§ EXERCISE PROMPT
Starting at the first line of the data, print each line verbatim up to and including the line bearing "const insetYTickLabels = [-20, -19, -18, -17, -16];", omitting pictures.

##########

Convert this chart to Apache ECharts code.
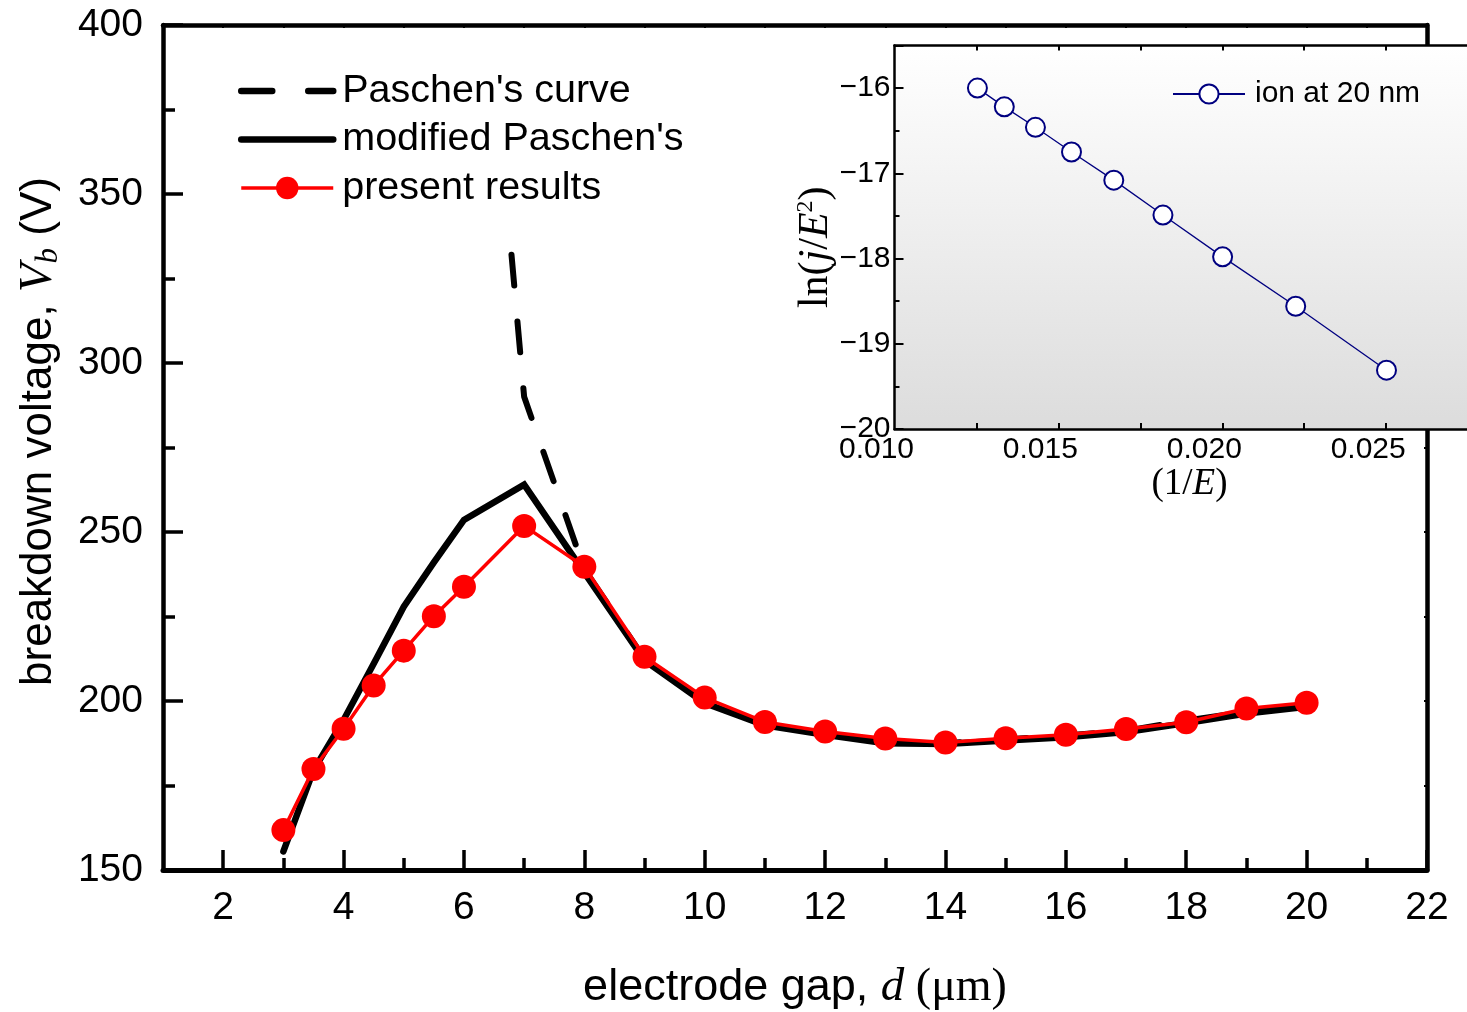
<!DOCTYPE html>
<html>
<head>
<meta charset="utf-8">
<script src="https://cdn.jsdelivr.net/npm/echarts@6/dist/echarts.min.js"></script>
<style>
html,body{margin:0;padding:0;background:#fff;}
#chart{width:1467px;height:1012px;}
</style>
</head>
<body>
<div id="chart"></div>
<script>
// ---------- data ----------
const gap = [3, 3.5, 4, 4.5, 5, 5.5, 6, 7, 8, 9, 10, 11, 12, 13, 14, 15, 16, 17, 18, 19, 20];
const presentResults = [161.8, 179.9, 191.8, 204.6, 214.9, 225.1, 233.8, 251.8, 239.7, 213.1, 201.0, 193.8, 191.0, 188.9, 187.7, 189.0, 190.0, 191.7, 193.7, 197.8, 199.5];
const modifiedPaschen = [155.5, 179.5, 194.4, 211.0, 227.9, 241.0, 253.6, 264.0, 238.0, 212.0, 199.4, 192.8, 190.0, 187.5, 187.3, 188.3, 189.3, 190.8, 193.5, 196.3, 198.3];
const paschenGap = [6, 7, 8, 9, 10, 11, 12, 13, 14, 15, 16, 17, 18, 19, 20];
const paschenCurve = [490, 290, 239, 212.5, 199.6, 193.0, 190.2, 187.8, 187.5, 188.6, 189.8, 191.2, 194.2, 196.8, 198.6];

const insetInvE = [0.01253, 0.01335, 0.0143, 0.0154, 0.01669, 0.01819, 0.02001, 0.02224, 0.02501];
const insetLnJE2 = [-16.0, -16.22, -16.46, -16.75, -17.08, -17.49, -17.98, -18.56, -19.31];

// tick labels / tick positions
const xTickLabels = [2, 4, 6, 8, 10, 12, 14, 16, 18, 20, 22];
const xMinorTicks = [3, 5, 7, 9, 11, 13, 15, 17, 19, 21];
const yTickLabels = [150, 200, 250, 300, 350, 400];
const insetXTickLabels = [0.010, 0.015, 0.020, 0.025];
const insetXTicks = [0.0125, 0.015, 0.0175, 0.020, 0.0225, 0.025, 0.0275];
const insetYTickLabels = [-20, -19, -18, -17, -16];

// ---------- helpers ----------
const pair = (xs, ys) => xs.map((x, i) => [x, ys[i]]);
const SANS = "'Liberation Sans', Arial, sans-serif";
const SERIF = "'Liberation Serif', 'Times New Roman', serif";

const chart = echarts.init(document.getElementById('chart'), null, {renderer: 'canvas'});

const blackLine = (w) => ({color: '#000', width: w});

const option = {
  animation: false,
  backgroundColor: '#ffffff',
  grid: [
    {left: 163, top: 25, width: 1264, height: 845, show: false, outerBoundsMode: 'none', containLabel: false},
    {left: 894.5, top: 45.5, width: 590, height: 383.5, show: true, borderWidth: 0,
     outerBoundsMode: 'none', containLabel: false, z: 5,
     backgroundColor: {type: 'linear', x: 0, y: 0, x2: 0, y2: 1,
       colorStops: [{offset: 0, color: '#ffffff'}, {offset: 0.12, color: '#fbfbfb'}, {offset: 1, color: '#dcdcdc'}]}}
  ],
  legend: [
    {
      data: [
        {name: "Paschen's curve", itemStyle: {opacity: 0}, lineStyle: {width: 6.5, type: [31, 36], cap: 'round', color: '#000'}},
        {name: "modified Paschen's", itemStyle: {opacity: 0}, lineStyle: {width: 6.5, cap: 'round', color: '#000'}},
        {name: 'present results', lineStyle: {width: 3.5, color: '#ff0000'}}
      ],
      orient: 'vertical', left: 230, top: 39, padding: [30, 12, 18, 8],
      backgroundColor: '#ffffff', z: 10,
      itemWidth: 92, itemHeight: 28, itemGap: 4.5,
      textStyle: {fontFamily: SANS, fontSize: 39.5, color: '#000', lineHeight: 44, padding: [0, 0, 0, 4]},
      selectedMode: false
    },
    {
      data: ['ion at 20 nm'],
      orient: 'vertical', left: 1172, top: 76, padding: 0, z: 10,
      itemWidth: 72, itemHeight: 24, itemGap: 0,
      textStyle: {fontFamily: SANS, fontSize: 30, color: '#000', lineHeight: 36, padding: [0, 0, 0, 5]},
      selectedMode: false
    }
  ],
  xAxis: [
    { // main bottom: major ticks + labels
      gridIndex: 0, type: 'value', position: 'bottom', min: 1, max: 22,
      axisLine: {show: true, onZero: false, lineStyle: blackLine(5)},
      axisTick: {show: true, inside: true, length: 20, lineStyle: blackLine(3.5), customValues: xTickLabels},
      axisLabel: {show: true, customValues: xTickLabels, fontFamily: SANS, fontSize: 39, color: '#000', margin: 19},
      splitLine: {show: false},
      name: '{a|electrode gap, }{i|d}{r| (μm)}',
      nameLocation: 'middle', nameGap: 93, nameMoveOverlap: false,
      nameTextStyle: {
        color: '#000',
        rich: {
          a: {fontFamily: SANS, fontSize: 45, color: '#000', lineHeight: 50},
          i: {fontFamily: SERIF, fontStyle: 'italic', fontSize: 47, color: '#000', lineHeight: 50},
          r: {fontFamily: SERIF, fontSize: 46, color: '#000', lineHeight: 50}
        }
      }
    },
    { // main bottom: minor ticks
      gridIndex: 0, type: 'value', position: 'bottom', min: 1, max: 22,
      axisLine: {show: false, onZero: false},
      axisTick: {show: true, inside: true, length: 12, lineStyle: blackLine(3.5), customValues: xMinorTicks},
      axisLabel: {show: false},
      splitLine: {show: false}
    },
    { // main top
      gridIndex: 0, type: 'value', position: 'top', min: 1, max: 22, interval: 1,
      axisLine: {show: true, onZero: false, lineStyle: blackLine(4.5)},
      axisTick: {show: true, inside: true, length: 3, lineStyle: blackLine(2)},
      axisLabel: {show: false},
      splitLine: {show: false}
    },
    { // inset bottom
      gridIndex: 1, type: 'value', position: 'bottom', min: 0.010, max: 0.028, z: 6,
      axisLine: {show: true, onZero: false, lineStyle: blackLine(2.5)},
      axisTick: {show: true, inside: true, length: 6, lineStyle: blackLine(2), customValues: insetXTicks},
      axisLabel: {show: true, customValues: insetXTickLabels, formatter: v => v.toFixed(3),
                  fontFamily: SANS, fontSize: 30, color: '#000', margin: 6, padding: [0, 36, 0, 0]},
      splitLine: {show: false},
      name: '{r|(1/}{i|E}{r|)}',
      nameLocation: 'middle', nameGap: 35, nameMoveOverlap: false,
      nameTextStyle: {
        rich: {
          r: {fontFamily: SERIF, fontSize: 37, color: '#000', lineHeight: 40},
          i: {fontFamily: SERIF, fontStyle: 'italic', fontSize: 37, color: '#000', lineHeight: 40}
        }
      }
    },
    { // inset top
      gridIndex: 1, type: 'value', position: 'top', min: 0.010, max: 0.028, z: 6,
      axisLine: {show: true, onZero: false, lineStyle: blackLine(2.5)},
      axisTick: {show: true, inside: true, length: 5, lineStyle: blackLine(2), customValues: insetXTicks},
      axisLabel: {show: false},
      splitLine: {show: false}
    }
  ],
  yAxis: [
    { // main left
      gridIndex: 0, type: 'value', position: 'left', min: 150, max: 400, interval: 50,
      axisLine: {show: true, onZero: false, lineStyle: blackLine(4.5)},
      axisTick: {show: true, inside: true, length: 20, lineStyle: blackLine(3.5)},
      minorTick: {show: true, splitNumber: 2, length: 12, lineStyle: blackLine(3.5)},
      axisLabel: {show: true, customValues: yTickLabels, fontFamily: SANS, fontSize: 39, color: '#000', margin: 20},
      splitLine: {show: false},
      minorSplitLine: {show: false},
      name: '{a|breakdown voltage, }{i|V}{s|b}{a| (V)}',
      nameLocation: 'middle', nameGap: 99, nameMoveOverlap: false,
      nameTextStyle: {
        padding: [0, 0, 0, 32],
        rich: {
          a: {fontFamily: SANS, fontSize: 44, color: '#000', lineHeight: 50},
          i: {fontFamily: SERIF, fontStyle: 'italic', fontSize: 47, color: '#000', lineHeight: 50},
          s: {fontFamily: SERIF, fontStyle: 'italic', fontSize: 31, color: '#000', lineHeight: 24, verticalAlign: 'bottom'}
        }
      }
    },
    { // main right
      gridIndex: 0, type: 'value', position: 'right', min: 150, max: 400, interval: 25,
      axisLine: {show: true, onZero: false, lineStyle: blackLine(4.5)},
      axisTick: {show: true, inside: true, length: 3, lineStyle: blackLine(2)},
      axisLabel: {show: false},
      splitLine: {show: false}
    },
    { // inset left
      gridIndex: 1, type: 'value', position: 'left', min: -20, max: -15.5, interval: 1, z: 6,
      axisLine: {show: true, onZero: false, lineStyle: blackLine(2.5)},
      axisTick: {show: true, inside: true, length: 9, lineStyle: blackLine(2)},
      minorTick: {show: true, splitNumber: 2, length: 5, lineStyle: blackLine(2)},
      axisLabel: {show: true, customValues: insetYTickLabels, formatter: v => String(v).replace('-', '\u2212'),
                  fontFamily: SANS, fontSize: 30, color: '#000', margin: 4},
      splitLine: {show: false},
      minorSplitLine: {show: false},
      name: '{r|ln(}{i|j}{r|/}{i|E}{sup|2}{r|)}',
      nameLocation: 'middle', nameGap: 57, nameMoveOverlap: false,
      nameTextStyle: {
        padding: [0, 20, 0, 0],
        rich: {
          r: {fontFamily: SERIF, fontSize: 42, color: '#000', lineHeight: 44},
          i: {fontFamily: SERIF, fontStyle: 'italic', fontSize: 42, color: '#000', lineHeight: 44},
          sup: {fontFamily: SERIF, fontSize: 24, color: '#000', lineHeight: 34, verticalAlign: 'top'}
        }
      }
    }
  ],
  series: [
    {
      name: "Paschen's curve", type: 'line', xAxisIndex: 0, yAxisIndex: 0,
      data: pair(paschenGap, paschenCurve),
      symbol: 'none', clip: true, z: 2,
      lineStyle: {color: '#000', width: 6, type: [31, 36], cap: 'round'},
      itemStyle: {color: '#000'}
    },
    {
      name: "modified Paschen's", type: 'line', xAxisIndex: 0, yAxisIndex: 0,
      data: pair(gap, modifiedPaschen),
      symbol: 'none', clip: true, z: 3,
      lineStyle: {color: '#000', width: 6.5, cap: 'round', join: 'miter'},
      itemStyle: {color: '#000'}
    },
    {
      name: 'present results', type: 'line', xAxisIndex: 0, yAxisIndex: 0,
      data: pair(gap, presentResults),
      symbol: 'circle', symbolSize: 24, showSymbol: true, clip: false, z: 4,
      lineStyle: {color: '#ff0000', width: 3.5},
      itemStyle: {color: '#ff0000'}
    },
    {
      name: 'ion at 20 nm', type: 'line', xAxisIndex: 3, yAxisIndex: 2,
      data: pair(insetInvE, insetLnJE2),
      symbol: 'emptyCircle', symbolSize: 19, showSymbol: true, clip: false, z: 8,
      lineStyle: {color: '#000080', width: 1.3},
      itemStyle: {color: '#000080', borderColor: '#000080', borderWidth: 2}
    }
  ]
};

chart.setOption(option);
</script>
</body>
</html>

##########

§ EXERCISE RESPONSE
Convert this chart to Apache ECharts code.
<!DOCTYPE html>
<html>
<head>
<meta charset="utf-8">
<script src="https://cdn.jsdelivr.net/npm/echarts@6/dist/echarts.min.js"></script>
<style>
html,body{margin:0;padding:0;background:#fff;}
#chart{width:1467px;height:1012px;}
</style>
</head>
<body>
<div id="chart"></div>
<script>
// ---------- data ----------
const gap = [3, 3.5, 4, 4.5, 5, 5.5, 6, 7, 8, 9, 10, 11, 12, 13, 14, 15, 16, 17, 18, 19, 20];
const presentResults = [161.8, 179.9, 191.8, 204.6, 214.9, 225.1, 233.8, 251.8, 239.7, 213.1, 201.0, 193.8, 191.0, 188.9, 187.7, 189.0, 190.0, 191.7, 193.7, 197.8, 199.5];
const modifiedPaschen = [155.5, 179.5, 194.4, 211.0, 227.9, 241.0, 253.6, 264.0, 238.0, 212.0, 199.4, 192.8, 190.0, 187.5, 187.3, 188.3, 189.3, 190.8, 193.5, 196.3, 198.3];
const paschenGap = [6, 7, 8, 9, 10, 11, 12, 13, 14, 15, 16, 17, 18, 19, 20];
const paschenCurve = [490, 290, 239, 212.5, 199.6, 193.0, 190.2, 187.8, 187.5, 188.6, 189.8, 191.2, 194.2, 196.8, 198.6];

const insetInvE = [0.01253, 0.01335, 0.0143, 0.0154, 0.01669, 0.01819, 0.02001, 0.02224, 0.02501];
const insetLnJE2 = [-16.0, -16.22, -16.46, -16.75, -17.08, -17.49, -17.98, -18.56, -19.31];

// tick labels / tick positions
const xTickLabels = [2, 4, 6, 8, 10, 12, 14, 16, 18, 20, 22];
const xMinorTicks = [3, 5, 7, 9, 11, 13, 15, 17, 19, 21];
const yTickLabels = [150, 200, 250, 300, 350, 400];
const insetXTickLabels = [0.010, 0.015, 0.020, 0.025];
const insetXTicks = [0.0125, 0.015, 0.0175, 0.020, 0.0225, 0.025, 0.0275];
const insetYTickLabels = [-20, -19, -18, -17, -16];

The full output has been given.